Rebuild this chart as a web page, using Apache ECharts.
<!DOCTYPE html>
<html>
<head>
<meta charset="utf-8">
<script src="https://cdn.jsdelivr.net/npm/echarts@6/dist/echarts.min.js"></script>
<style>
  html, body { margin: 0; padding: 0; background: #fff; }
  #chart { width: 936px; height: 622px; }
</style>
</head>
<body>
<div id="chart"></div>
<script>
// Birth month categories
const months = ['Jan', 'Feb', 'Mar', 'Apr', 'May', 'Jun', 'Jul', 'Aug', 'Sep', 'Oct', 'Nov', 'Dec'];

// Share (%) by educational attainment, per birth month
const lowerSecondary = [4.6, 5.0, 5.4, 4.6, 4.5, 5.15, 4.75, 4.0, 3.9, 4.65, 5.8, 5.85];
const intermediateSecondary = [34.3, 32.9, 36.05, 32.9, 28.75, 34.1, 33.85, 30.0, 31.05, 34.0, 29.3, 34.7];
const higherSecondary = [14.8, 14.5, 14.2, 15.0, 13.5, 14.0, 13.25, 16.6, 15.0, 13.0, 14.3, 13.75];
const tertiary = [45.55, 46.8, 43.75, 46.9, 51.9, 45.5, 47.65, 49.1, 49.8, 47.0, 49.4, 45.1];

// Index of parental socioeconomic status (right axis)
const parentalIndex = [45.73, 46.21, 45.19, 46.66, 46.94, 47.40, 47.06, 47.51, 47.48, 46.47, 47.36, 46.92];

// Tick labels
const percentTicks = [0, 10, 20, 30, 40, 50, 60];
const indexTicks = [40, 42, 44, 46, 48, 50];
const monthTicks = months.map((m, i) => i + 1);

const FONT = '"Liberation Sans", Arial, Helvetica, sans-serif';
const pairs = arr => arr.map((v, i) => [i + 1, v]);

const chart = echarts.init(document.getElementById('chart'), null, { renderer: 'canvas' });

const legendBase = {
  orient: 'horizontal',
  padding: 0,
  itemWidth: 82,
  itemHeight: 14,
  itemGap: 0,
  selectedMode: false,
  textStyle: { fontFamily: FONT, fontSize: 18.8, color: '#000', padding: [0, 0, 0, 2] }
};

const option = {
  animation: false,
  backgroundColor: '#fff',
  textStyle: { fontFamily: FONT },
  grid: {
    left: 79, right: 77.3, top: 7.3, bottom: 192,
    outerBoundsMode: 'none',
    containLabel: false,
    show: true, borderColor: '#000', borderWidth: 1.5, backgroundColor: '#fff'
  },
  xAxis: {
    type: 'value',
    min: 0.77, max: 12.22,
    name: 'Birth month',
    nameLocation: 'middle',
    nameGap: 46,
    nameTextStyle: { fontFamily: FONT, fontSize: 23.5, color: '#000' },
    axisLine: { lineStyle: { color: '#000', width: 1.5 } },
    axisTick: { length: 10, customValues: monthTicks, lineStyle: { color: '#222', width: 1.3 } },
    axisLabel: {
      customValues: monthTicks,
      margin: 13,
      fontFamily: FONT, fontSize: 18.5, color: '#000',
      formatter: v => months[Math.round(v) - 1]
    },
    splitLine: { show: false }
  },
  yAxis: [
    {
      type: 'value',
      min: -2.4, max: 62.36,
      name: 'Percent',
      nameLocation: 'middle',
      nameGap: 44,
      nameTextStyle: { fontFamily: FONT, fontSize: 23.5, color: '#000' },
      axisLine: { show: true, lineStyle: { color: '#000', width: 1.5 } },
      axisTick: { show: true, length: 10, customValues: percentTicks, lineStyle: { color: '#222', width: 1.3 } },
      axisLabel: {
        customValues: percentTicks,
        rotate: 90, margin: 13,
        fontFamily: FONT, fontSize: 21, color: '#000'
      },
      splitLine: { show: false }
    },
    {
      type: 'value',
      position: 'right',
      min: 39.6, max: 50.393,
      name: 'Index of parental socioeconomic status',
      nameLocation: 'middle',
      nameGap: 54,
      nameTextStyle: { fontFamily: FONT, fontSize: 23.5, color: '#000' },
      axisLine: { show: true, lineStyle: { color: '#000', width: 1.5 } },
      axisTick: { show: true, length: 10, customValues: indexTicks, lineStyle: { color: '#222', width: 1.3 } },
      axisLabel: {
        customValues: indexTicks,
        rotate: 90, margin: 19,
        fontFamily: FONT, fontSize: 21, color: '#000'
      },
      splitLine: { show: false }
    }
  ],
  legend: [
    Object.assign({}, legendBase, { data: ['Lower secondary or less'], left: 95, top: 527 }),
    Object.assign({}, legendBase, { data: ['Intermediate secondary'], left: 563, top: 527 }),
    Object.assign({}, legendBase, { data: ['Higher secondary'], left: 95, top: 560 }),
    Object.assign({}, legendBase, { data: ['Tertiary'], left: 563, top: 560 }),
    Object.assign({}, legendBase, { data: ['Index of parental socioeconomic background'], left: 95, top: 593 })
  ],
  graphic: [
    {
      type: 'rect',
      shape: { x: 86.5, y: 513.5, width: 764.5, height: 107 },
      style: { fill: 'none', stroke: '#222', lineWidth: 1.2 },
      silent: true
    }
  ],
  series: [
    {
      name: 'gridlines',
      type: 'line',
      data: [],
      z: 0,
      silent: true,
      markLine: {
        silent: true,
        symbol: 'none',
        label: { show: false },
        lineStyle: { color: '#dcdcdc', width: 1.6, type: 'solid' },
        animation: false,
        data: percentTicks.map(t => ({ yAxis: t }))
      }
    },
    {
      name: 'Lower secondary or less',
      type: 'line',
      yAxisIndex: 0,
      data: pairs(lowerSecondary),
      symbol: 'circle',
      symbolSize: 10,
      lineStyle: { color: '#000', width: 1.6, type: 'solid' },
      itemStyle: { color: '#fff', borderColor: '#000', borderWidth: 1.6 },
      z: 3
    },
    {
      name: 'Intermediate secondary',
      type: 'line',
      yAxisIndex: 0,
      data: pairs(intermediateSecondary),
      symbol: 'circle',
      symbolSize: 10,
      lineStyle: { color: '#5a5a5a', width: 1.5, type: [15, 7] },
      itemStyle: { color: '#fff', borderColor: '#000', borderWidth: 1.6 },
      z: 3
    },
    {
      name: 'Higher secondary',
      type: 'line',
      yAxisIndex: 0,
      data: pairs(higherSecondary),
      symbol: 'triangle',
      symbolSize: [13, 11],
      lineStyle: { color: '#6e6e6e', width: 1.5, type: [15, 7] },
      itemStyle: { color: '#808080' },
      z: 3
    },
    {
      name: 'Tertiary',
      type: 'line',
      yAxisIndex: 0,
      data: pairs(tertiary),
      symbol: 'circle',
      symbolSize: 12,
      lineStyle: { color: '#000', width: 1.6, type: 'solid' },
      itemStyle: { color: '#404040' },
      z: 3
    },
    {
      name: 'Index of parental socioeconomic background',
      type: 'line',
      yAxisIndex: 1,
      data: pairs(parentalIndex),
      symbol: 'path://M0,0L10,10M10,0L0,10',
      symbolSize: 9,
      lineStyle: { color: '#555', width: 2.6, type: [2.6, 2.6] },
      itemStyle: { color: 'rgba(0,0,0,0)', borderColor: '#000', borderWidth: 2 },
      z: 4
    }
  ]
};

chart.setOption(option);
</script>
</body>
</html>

--------------------

- **The request**
Transcribe the whole listing exactly.

- **Task output**
Rebuild this chart as a web page, using Apache ECharts.
<!DOCTYPE html>
<html>
<head>
<meta charset="utf-8">
<script src="https://cdn.jsdelivr.net/npm/echarts@6/dist/echarts.min.js"></script>
<style>
  html, body { margin: 0; padding: 0; background: #fff; }
  #chart { width: 936px; height: 622px; }
</style>
</head>
<body>
<div id="chart"></div>
<script>
// Birth month categories
const months = ['Jan', 'Feb', 'Mar', 'Apr', 'May', 'Jun', 'Jul', 'Aug', 'Sep', 'Oct', 'Nov', 'Dec'];

// Share (%) by educational attainment, per birth month
const lowerSecondary = [4.6, 5.0, 5.4, 4.6, 4.5, 5.15, 4.75, 4.0, 3.9, 4.65, 5.8, 5.85];
const intermediateSecondary = [34.3, 32.9, 36.05, 32.9, 28.75, 34.1, 33.85, 30.0, 31.05, 34.0, 29.3, 34.7];
const higherSecondary = [14.8, 14.5, 14.2, 15.0, 13.5, 14.0, 13.25, 16.6, 15.0, 13.0, 14.3, 13.75];
const tertiary = [45.55, 46.8, 43.75, 46.9, 51.9, 45.5, 47.65, 49.1, 49.8, 47.0, 49.4, 45.1];

// Index of parental socioeconomic status (right axis)
const parentalIndex = [45.73, 46.21, 45.19, 46.66, 46.94, 47.40, 47.06, 47.51, 47.48, 46.47, 47.36, 46.92];

// Tick labels
const percentTicks = [0, 10, 20, 30, 40, 50, 60];
const indexTicks = [40, 42, 44, 46, 48, 50];
const monthTicks = months.map((m, i) => i + 1);

const FONT = '"Liberation Sans", Arial, Helvetica, sans-serif';
const pairs = arr => arr.map((v, i) => [i + 1, v]);

const chart = echarts.init(document.getElementById('chart'), null, { renderer: 'canvas' });

const legendBase = {
  orient: 'horizontal',
  padding: 0,
  itemWidth: 82,
  itemHeight: 14,
  itemGap: 0,
  selectedMode: false,
  textStyle: { fontFamily: FONT, fontSize: 18.8, color: '#000', padding: [0, 0, 0, 2] }
};

const option = {
  animation: false,
  backgroundColor: '#fff',
  textStyle: { fontFamily: FONT },
  grid: {
    left: 79, right: 77.3, top: 7.3, bottom: 192,
    outerBoundsMode: 'none',
    containLabel: false,
    show: true, borderColor: '#000', borderWidth: 1.5, backgroundColor: '#fff'
  },
  xAxis: {
    type: 'value',
    min: 0.77, max: 12.22,
    name: 'Birth month',
    nameLocation: 'middle',
    nameGap: 46,
    nameTextStyle: { fontFamily: FONT, fontSize: 23.5, color: '#000' },
    axisLine: { lineStyle: { color: '#000', width: 1.5 } },
    axisTick: { length: 10, customValues: monthTicks, lineStyle: { color: '#222', width: 1.3 } },
    axisLabel: {
      customValues: monthTicks,
      margin: 13,
      fontFamily: FONT, fontSize: 18.5, color: '#000',
      formatter: v => months[Math.round(v) - 1]
    },
    splitLine: { show: false }
  },
  yAxis: [
    {
      type: 'value',
      min: -2.4, max: 62.36,
      name: 'Percent',
      nameLocation: 'middle',
      nameGap: 44,
      nameTextStyle: { fontFamily: FONT, fontSize: 23.5, color: '#000' },
      axisLine: { show: true, lineStyle: { color: '#000', width: 1.5 } },
      axisTick: { show: true, length: 10, customValues: percentTicks, lineStyle: { color: '#222', width: 1.3 } },
      axisLabel: {
        customValues: percentTicks,
        rotate: 90, margin: 13,
        fontFamily: FONT, fontSize: 21, color: '#000'
      },
      splitLine: { show: false }
    },
    {
      type: 'value',
      position: 'right',
      min: 39.6, max: 50.393,
      name: 'Index of parental socioeconomic status',
      nameLocation: 'middle',
      nameGap: 54,
      nameTextStyle: { fontFamily: FONT, fontSize: 23.5, color: '#000' },
      axisLine: { show: true, lineStyle: { color: '#000', width: 1.5 } },
      axisTick: { show: true, length: 10, customValues: indexTicks, lineStyle: { color: '#222', width: 1.3 } },
      axisLabel: {
        customValues: indexTicks,
        rotate: 90, margin: 19,
        fontFamily: FONT, fontSize: 21, color: '#000'
      },
      splitLine: { show: false }
    }
  ],
  legend: [
    Object.assign({}, legendBase, { data: ['Lower secondary or less'], left: 95, top: 527 }),
    Object.assign({}, legendBase, { data: ['Intermediate secondary'], left: 563, top: 527 }),
    Object.assign({}, legendBase, { data: ['Higher secondary'], left: 95, top: 560 }),
    Object.assign({}, legendBase, { data: ['Tertiary'], left: 563, top: 560 }),
    Object.assign({}, legendBase, { data: ['Index of parental socioeconomic background'], left: 95, top: 593 })
  ],
  graphic: [
    {
      type: 'rect',
      shape: { x: 86.5, y: 513.5, width: 764.5, height: 107 },
      style: { fill: 'none', stroke: '#222', lineWidth: 1.2 },
      silent: true
    }
  ],
  series: [
    {
      name: 'gridlines',
      type: 'line',
      data: [],
      z: 0,
      silent: true,
      markLine: {
        silent: true,
        symbol: 'none',
        label: { show: false },
        lineStyle: { color: '#dcdcdc', width: 1.6, type: 'solid' },
        animation: false,
        data: percentTicks.map(t => ({ yAxis: t }))
      }
    },
    {
      name: 'Lower secondary or less',
      type: 'line',
      yAxisIndex: 0,
      data: pairs(lowerSecondary),
      symbol: 'circle',
      symbolSize: 10,
      lineStyle: { color: '#000', width: 1.6, type: 'solid' },
      itemStyle: { color: '#fff', borderColor: '#000', borderWidth: 1.6 },
      z: 3
    },
    {
      name: 'Intermediate secondary',
      type: 'line',
      yAxisIndex: 0,
      data: pairs(intermediateSecondary),
      symbol: 'circle',
      symbolSize: 10,
      lineStyle: { color: '#5a5a5a', width: 1.5, type: [15, 7] },
      itemStyle: { color: '#fff', borderColor: '#000', borderWidth: 1.6 },
      z: 3
    },
    {
      name: 'Higher secondary',
      type: 'line',
      yAxisIndex: 0,
      data: pairs(higherSecondary),
      symbol: 'triangle',
      symbolSize: [13, 11],
      lineStyle: { color: '#6e6e6e', width: 1.5, type: [15, 7] },
      itemStyle: { color: '#808080' },
      z: 3
    },
    {
      name: 'Tertiary',
      type: 'line',
      yAxisIndex: 0,
      data: pairs(tertiary),
      symbol: 'circle',
      symbolSize: 12,
      lineStyle: { color: '#000', width: 1.6, type: 'solid' },
      itemStyle: { color: '#404040' },
      z: 3
    },
    {
      name: 'Index of parental socioeconomic background',
      type: 'line',
      yAxisIndex: 1,
      data: pairs(parentalIndex),
      symbol: 'path://M0,0L10,10M10,0L0,10',
      symbolSize: 9,
      lineStyle: { color: '#555', width: 2.6, type: [2.6, 2.6] },
      itemStyle: { color: 'rgba(0,0,0,0)', borderColor: '#000', borderWidth: 2 },
      z: 4
    }
  ]
};

chart.setOption(option);
</script>
</body>
</html>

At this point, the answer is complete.